• _Collected material_:
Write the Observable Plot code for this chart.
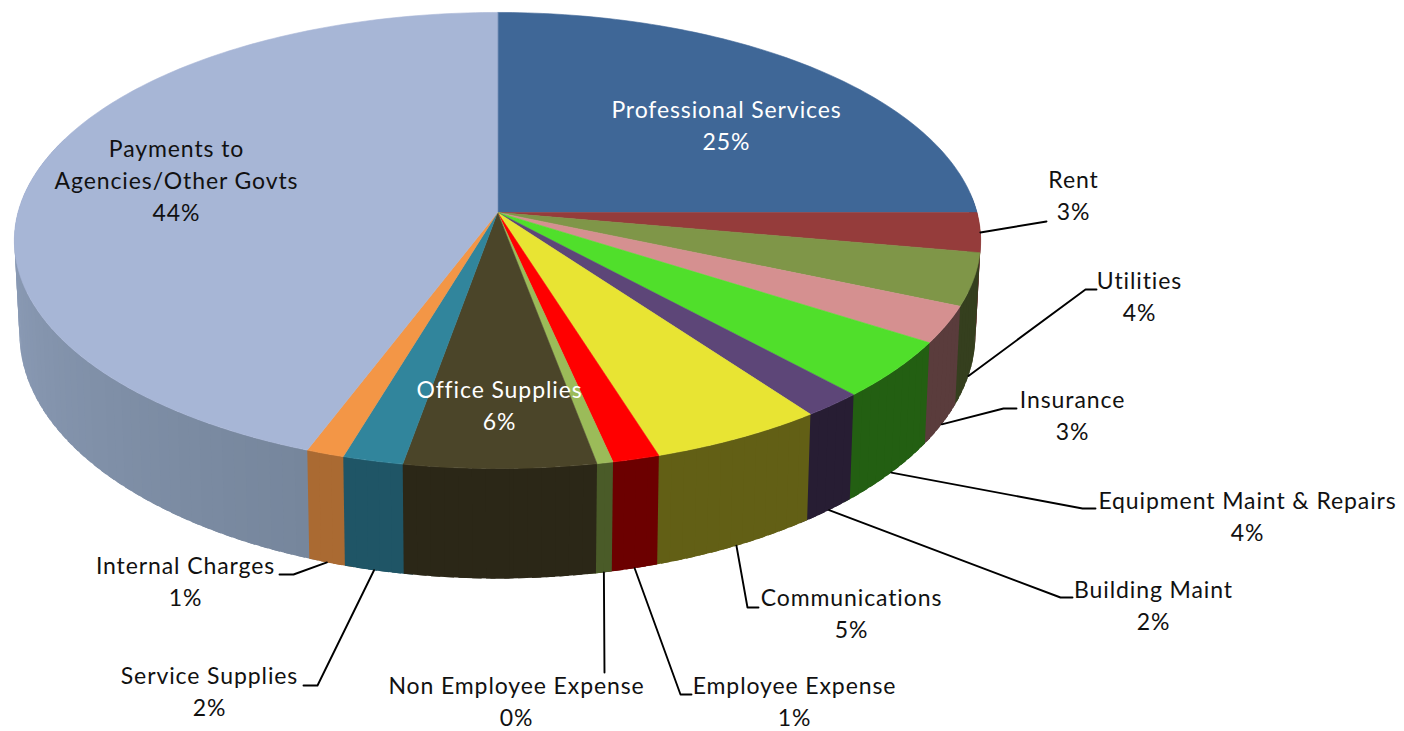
<!DOCTYPE html>
<html>
<head>
<meta charset="utf-8">
<title>Expenditure by category</title>
<style>
  html, body { margin: 0; background: #fff; }
  svg { display: block; }
</style>
<script src="https://cdn.jsdelivr.net/npm/d3@7"></script>
<script src="https://cdn.jsdelivr.net/npm/@observablehq/plot@0.6"></script>
</head>
<body>
<script>
// Expenditure shares, percent of total, clockwise from twelve o'clock
const categories = ["Professional Services", "Rent", "Utilities", "Insurance", "Equipment Maint & Repairs",
  "Building Maint", "Communications", "Employee Expense", "Non Employee Expense", "Office Supplies",
  "Service Supplies", "Internal Charges", "Payments to\nAgencies/Other Govts"];
const shares = [25, 2.8, 3.7, 2.6, 4.1, 1.8, 5.2, 1.4, 0.48, 5.7, 1.8, 1.13, 44.29];

const topColors = ["#3f6797", "#953c3b", "#7f9648", "#d59090", "#50df2b", "#5d4678", "#e8e433",
  "#ff0000", "#9bbb59", "#4b4529", "#31859c", "#f39646", "#a7b6d6"];
// Side wall colours at the start and end of each slice
const wallStart = ["#2a4465", "#642827", "#353f1e", "#5a3c3c", "#235f12", "#271d33", "#625f15",
  "#6c0000", "#4a5b28", "#2b2717", "#1f5566", "#aa6a32", "#76869c"];
const wallEnd = ["#2a4465", "#642827", "#353f1e", "#5a3c3c", "#235f12", "#271d33", "#625f15",
  "#6c0000", "#4a5b28", "#2b2717", "#1f5566", "#aa6a32", "#94a4c0"];

// Label block centres, text colours and leader elbows
const labelX = [726, 1073, 1139, 1072, 1247, 1153, 851, 794, 516, 499, 209, 185, 176];
const labelY = [126, 196, 297, 416, 517, 606, 614, 702, 702, 406, 692, 582, 181];
const labelFill = ["#fff", "#111", "#111", "#111", "#111", "#111", "#111", "#111", "#111", "#fff", "#111", "#111", "#111"];
const leaderBends = [null, [[1046, 221]], [[1085, 289], [1096, 289]], [[1003, 408], [1016, 408]],
  [[1082, 508], [1095, 508]], [[1060, 597], [1072, 597]], [[747, 607], [758, 607]],
  [[680, 694], [691, 694]], [[604, 672]], null, [[317, 685], [303, 685]], [[293, 574], [279, 574]], null];

// Perspective views of the pie's upper and lower discs
const upperDisc = {cx: 497, cy: 212, a: 479.5, b: 224.6, p: 0.1228};
const lowerDisc = {cx: 497, cy: 303.5, a: 474.4, b: 240.8, p: 0.1228};
function project(disc, deg) {
  const t = deg * Math.PI / 180, X = Math.sin(t), Y = Math.cos(t), w = 1 + disc.p * Y;
  return {x: disc.cx + disc.a * X / w, y: disc.cy - disc.b * Y / w};
}

// Slice angles from the shares
let running = 0;
const slices = categories.map((name, i) => {
  const start = running * 3.6;
  running += shares[i];
  return {i, name, start, end: running * 3.6, mid: (running - shares[i] / 2) * 3.6};
});

// Angle samples across a slice, always landing on its two edges
function arcAngles(s) {
  const n = Math.max(1, Math.ceil(s.end - s.start));
  return d3.range(n + 1).map(k => s.start + (s.end - s.start) * k / n);
}

// Top face: one closed outline per slice
const facePoints = slices.flatMap(s => [
  {k: s.i, color: topColors[s.i], x: upperDisc.cx, y: upperDisc.cy},
  ...arcAngles(s).map(d => ({k: s.i, color: topColors[s.i], ...project(upperDisc, d)}))
]);

// Side wall: narrow quads along the visible rim, painted from the sides inward.
// Each quad runs a little under the next one so no seam shows between them.
const wallQuads = [];
for (const s of slices) {
  const shade = d3.interpolateRgb(wallStart[s.i], wallEnd[s.i]);
  const span = s.i === 12 ? Math.min(s.end, 290) : s.end;
  if (span <= 85) continue;
  const from = Math.max(s.start, 85);
  const n = Math.max(1, Math.ceil((span - from) / 1.5));
  for (let k = 0; k < n; k++) {
    const d0 = from + (span - from) * k / n, d1 = from + (span - from) * (k + 1) / n;
    const mid = (d0 + d1) / 2;
    wallQuads.push({
      mid,
      d0: mid > 180 ? d0 - 1 : d0,
      d1: mid < 180 ? d1 + 1 : d1,
      color: shade((k + 0.5) / n)
    });
  }
}
wallQuads.sort((a, b) => Math.abs(b.mid - 180) - Math.abs(a.mid - 180));
const wallPoints = wallQuads.flatMap((q, k) => [
  project(upperDisc, q.d0), project(upperDisc, q.d1), project(lowerDisc, q.d1), project(lowerDisc, q.d0)
].map(p => ({k, color: q.color, ...p})));

// Leader lines run from the rim at the slice's middle to the label
const leaderPoints = slices.flatMap(s => {
  const bends = leaderBends[s.i];
  if (!bends) return [];
  const rim = project(s.name === "Rent" ? upperDisc : lowerDisc, s.mid);
  return [rim, ...bends.map(([x, y]) => ({x, y}))].map(p => ({k: s.i, ...p}));
});

const labels = slices.map(s => ({
  x: labelX[s.i], y: labelY[s.i] - 3, fill: labelFill[s.i],
  text: `${s.name}\n${Math.round(shares[s.i])}%`
}));

const chart = Plot.plot({
  width: 1404,
  height: 731,
  margin: 0,
  x: {domain: [0, 1404], axis: null},
  y: {domain: [731, 0], axis: null},
  color: {type: "identity"},
  style: {background: "#fff", letterSpacing: "0.9px"},
  marks: [
    Plot.line(wallPoints, {x: "x", y: "y", z: "k", fill: "color", curve: "linear-closed"}),
    Plot.line(facePoints, {x: "x", y: "y", z: "k", fill: "color", stroke: "color", strokeWidth: 0.6, curve: "linear-closed"}),
    Plot.line(leaderPoints, {x: "x", y: "y", z: "k", stroke: "#000", strokeWidth: 1.9, curve: "linear"}),
    Plot.text(labels, {
      x: "x", y: "y", text: "text", fill: "fill", textAnchor: "middle", lineAnchor: "middle",
      fontFamily: "Lato", fontSize: 23, lineHeight: 1.39
    })
  ]
});
document.body.append(chart);
</script>
</body>
</html>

• _Job_:
Leaving the pictures aside, transcribe the entire listing exactly.

• _Solution for this task_:
Write the Observable Plot code for this chart.
<!DOCTYPE html>
<html>
<head>
<meta charset="utf-8">
<title>Expenditure by category</title>
<style>
  html, body { margin: 0; background: #fff; }
  svg { display: block; }
</style>
<script src="https://cdn.jsdelivr.net/npm/d3@7"></script>
<script src="https://cdn.jsdelivr.net/npm/@observablehq/plot@0.6"></script>
</head>
<body>
<script>
// Expenditure shares, percent of total, clockwise from twelve o'clock
const categories = ["Professional Services", "Rent", "Utilities", "Insurance", "Equipment Maint & Repairs",
  "Building Maint", "Communications", "Employee Expense", "Non Employee Expense", "Office Supplies",
  "Service Supplies", "Internal Charges", "Payments to\nAgencies/Other Govts"];
const shares = [25, 2.8, 3.7, 2.6, 4.1, 1.8, 5.2, 1.4, 0.48, 5.7, 1.8, 1.13, 44.29];

const topColors = ["#3f6797", "#953c3b", "#7f9648", "#d59090", "#50df2b", "#5d4678", "#e8e433",
  "#ff0000", "#9bbb59", "#4b4529", "#31859c", "#f39646", "#a7b6d6"];
// Side wall colours at the start and end of each slice
const wallStart = ["#2a4465", "#642827", "#353f1e", "#5a3c3c", "#235f12", "#271d33", "#625f15",
  "#6c0000", "#4a5b28", "#2b2717", "#1f5566", "#aa6a32", "#76869c"];
const wallEnd = ["#2a4465", "#642827", "#353f1e", "#5a3c3c", "#235f12", "#271d33", "#625f15",
  "#6c0000", "#4a5b28", "#2b2717", "#1f5566", "#aa6a32", "#94a4c0"];

// Label block centres, text colours and leader elbows
const labelX = [726, 1073, 1139, 1072, 1247, 1153, 851, 794, 516, 499, 209, 185, 176];
const labelY = [126, 196, 297, 416, 517, 606, 614, 702, 702, 406, 692, 582, 181];
const labelFill = ["#fff", "#111", "#111", "#111", "#111", "#111", "#111", "#111", "#111", "#fff", "#111", "#111", "#111"];
const leaderBends = [null, [[1046, 221]], [[1085, 289], [1096, 289]], [[1003, 408], [1016, 408]],
  [[1082, 508], [1095, 508]], [[1060, 597], [1072, 597]], [[747, 607], [758, 607]],
  [[680, 694], [691, 694]], [[604, 672]], null, [[317, 685], [303, 685]], [[293, 574], [279, 574]], null];

// Perspective views of the pie's upper and lower discs
const upperDisc = {cx: 497, cy: 212, a: 479.5, b: 224.6, p: 0.1228};
const lowerDisc = {cx: 497, cy: 303.5, a: 474.4, b: 240.8, p: 0.1228};
function project(disc, deg) {
  const t = deg * Math.PI / 180, X = Math.sin(t), Y = Math.cos(t), w = 1 + disc.p * Y;
  return {x: disc.cx + disc.a * X / w, y: disc.cy - disc.b * Y / w};
}

// Slice angles from the shares
let running = 0;
const slices = categories.map((name, i) => {
  const start = running * 3.6;
  running += shares[i];
  return {i, name, start, end: running * 3.6, mid: (running - shares[i] / 2) * 3.6};
});

// Angle samples across a slice, always landing on its two edges
function arcAngles(s) {
  const n = Math.max(1, Math.ceil(s.end - s.start));
  return d3.range(n + 1).map(k => s.start + (s.end - s.start) * k / n);
}

// Top face: one closed outline per slice
const facePoints = slices.flatMap(s => [
  {k: s.i, color: topColors[s.i], x: upperDisc.cx, y: upperDisc.cy},
  ...arcAngles(s).map(d => ({k: s.i, color: topColors[s.i], ...project(upperDisc, d)}))
]);

// Side wall: narrow quads along the visible rim, painted from the sides inward.
// Each quad runs a little under the next one so no seam shows between them.
const wallQuads = [];
for (const s of slices) {
  const shade = d3.interpolateRgb(wallStart[s.i], wallEnd[s.i]);
  const span = s.i === 12 ? Math.min(s.end, 290) : s.end;
  if (span <= 85) continue;
  const from = Math.max(s.start, 85);
  const n = Math.max(1, Math.ceil((span - from) / 1.5));
  for (let k = 0; k < n; k++) {
    const d0 = from + (span - from) * k / n, d1 = from + (span - from) * (k + 1) / n;
    const mid = (d0 + d1) / 2;
    wallQuads.push({
      mid,
      d0: mid > 180 ? d0 - 1 : d0,
      d1: mid < 180 ? d1 + 1 : d1,
      color: shade((k + 0.5) / n)
    });
  }
}
wallQuads.sort((a, b) => Math.abs(b.mid - 180) - Math.abs(a.mid - 180));
const wallPoints = wallQuads.flatMap((q, k) => [
  project(upperDisc, q.d0), project(upperDisc, q.d1), project(lowerDisc, q.d1), project(lowerDisc, q.d0)
].map(p => ({k, color: q.color, ...p})));

// Leader lines run from the rim at the slice's middle to the label
const leaderPoints = slices.flatMap(s => {
  const bends = leaderBends[s.i];
  if (!bends) return [];
  const rim = project(s.name === "Rent" ? upperDisc : lowerDisc, s.mid);
  return [rim, ...bends.map(([x, y]) => ({x, y}))].map(p => ({k: s.i, ...p}));
});

const labels = slices.map(s => ({
  x: labelX[s.i], y: labelY[s.i] - 3, fill: labelFill[s.i],
  text: `${s.name}\n${Math.round(shares[s.i])}%`
}));

const chart = Plot.plot({
  width: 1404,
  height: 731,
  margin: 0,
  x: {domain: [0, 1404], axis: null},
  y: {domain: [731, 0], axis: null},
  color: {type: "identity"},
  style: {background: "#fff", letterSpacing: "0.9px"},
  marks: [
    Plot.line(wallPoints, {x: "x", y: "y", z: "k", fill: "color", curve: "linear-closed"}),
    Plot.line(facePoints, {x: "x", y: "y", z: "k", fill: "color", stroke: "color", strokeWidth: 0.6, curve: "linear-closed"}),
    Plot.line(leaderPoints, {x: "x", y: "y", z: "k", stroke: "#000", strokeWidth: 1.9, curve: "linear"}),
    Plot.text(labels, {
      x: "x", y: "y", text: "text", fill: "fill", textAnchor: "middle", lineAnchor: "middle",
      fontFamily: "Lato", fontSize: 23, lineHeight: 1.39
    })
  ]
});
document.body.append(chart);
</script>
</body>
</html>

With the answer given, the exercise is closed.